Bassim Al Shaker, “Sky Revolution” (2023). Courtesy of the artist.

“These paintings are not about death. They are not about the bomb. They are about the moment after,” states Al Shaker in the exhibition description. “Each painting is a new beginning. There is death, but I have a new life. I am still alive.” The newer paintings poetically embody the Triennale’s theme of ashes and roses, depicting vibrant pigments blossoming even in the midst of destruction.  

Ohkojima Maki, “Tomorrow’s Harvest” (2017-18) © Maki Ohkojima with Agros Art Project All Rights Reserved, Deposited at Aomori Museum of Art. Photo: Mari Habaya.

‘Tomorrow’s Harvest’ (2017-2018), Maki Ohkojima 

Seeing Maki Ohkojima’s large-scale painting — a kaleidoscopic tapestry of earthly and mythical creatures, landscapes and symbols intermingling in planetary harmony — for the first time in one of Aichi Arts Center’s largest gallery spaces is a borderline spiritual experience. Based in Tokyo, Ohkojima has participated in residency programs across India, Poland, China, Mexico, France and more. In her work, she ponders the complex processes of life and death and interspecies relationships, in part inspired by her observation of marine ecosystems in the 2017 Tara Pacific research project.

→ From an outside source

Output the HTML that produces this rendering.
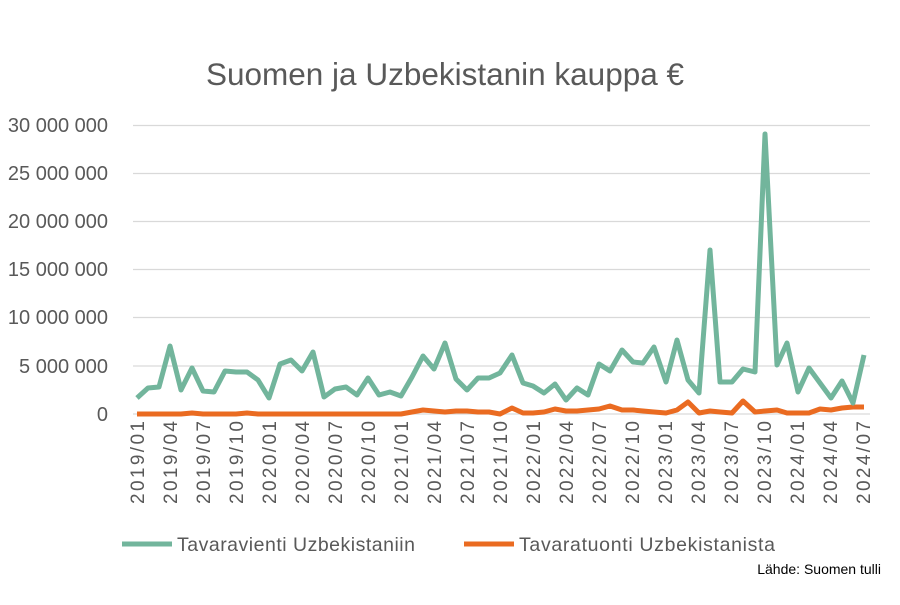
<!DOCTYPE html><html><head><style>body{margin:0;background:#fff}svg text{font-family:"Liberation Sans",sans-serif;fill:#595959}</style></head><body>
<svg width="900" height="600" xmlns="http://www.w3.org/2000/svg">
<text x="445" y="85" font-size="31.5" text-anchor="middle">Suomen ja Uzbekistanin kauppa €</text>
<g stroke="#d9d9d9" stroke-width="1.3">
<line x1="133" x2="870" y1="125.5" y2="125.5"/><line x1="133" x2="870" y1="173.5" y2="173.5"/><line x1="133" x2="870" y1="221.5" y2="221.5"/><line x1="133" x2="870" y1="269.5" y2="269.5"/><line x1="133" x2="870" y1="317.5" y2="317.5"/><line x1="133" x2="870" y1="366" y2="366"/><line x1="133" x2="870" y1="414" y2="414"/></g>
<g font-size="20" text-anchor="end"><text x="108" y="132">30 000 000</text><text x="108" y="180">25 000 000</text><text x="108" y="228">20 000 000</text><text x="108" y="276">15 000 000</text><text x="108" y="324">10 000 000</text><text x="108" y="373">5 000 000</text><text x="108" y="421">0</text></g>
<g font-size="19" text-anchor="end">
<text transform="translate(144,421) rotate(-90)" textLength="83">2019/01</text><text transform="translate(177,421) rotate(-90)" textLength="83">2019/04</text><text transform="translate(210,421) rotate(-90)" textLength="83">2019/07</text><text transform="translate(243,421) rotate(-90)" textLength="83">2019/10</text><text transform="translate(276,421) rotate(-90)" textLength="83">2020/01</text><text transform="translate(309,421) rotate(-90)" textLength="83">2020/04</text><text transform="translate(342,421) rotate(-90)" textLength="83">2020/07</text><text transform="translate(375,421) rotate(-90)" textLength="83">2020/10</text><text transform="translate(408,421) rotate(-90)" textLength="83">2021/01</text><text transform="translate(441,421) rotate(-90)" textLength="83">2021/04</text><text transform="translate(474,421) rotate(-90)" textLength="83">2021/07</text><text transform="translate(507,421) rotate(-90)" textLength="83">2021/10</text><text transform="translate(540,421) rotate(-90)" textLength="83">2022/01</text><text transform="translate(573,421) rotate(-90)" textLength="83">2022/04</text><text transform="translate(606,421) rotate(-90)" textLength="83">2022/07</text><text transform="translate(639,421) rotate(-90)" textLength="83">2022/10</text><text transform="translate(672,421) rotate(-90)" textLength="83">2023/01</text><text transform="translate(705,421) rotate(-90)" textLength="83">2023/04</text><text transform="translate(738,421) rotate(-90)" textLength="83">2023/07</text><text transform="translate(771,421) rotate(-90)" textLength="83">2023/10</text><text transform="translate(804,421) rotate(-90)" textLength="83">2024/01</text><text transform="translate(837,421) rotate(-90)" textLength="83">2024/04</text><text transform="translate(870,421) rotate(-90)" textLength="83">2024/07</text></g>
<polyline fill="none" stroke="#ea6b21" stroke-width="5" stroke-linejoin="round" points="137,414 148,414 159,414 170,414 181,414 192,413 203,414 214,414 225,414 236,414 247,413 258,414 269,414 280,414 291,414 302,414 313,414 324,414 335,414 346,414 357,414 368,414 379,414 390,414 401,414 412,412 423,410 434,411 445,412 456,411 467,411 478,412 489,412 500,414 512,408 523,413 533,413 544,412 555,409 566,411 577,411 588,410 599,409 610,406 622,410 633,410 643,411 654,412 666,413 677,410 688,402 699,413 710,411 720,412 732,413 743,401 755,412 765,411 777,410 787,413 798,413 809,413 820,409 831,410 842,408 853,407 864,407"/>
<polyline fill="none" stroke="#72b59c" stroke-width="5" stroke-linejoin="round" points="137,398 148,388 159,387 170,346 181,390 192,368 203,391 214,392 225,371 236,372 247,372 258,380 269,398 280,364 291,360 302,371 313,352 324,397 335,389 346,387 357,395 368,378 379,395 390,392 401,396 412,377 423,356 434,369 445,343 456,379 467,390 478,378 489,378 500,373 512,355 523,383 533,386 544,393 555,384 566,400 577,388 588,395 599,364 610,371 622,350 633,362 643,363 654,347 666,382 677,340 688,380 699,393 710,250 720,382 732,382 743,369 755,372 765,134 777,365 787,343 798,392 809,368 820,383 831,398 842,381 853,403 864,355"/>
<line x1="122" x2="172" y1="544" y2="544" stroke="#72b59c" stroke-width="5"/>
<text x="177" y="551" font-size="19.5" textLength="238">Tavaravienti Uzbekistaniin</text>
<line x1="464" x2="514" y1="544" y2="544" stroke="#ea6b21" stroke-width="5"/>
<text x="519" y="551" font-size="19.5" textLength="256">Tavaratuonti Uzbekistanista</text>
<text x="881" y="574" font-size="14" text-anchor="end" style="fill:#000">Lähde: Suomen tulli</text>
</svg></body></html>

‘Between Currents and Bloom’ (2019-Present), Mulyana 

Indonesian artist Mulyana showcases one of the festival’s most intricate, lush and enchanting installations, meticulously crocheted from recycled yarn. Mulyana, who began knitting while working part-time at a bookstore in Bandung, Indonesia, constructs these vivid, sprawling marine environments to address the need for environmental restoration in the country. His craftsmanship is nothing short of spectacular, capturing the ocean’s fantastical life forms — schools of fish, undulating coral reefs, downy moss — with playful whimsy.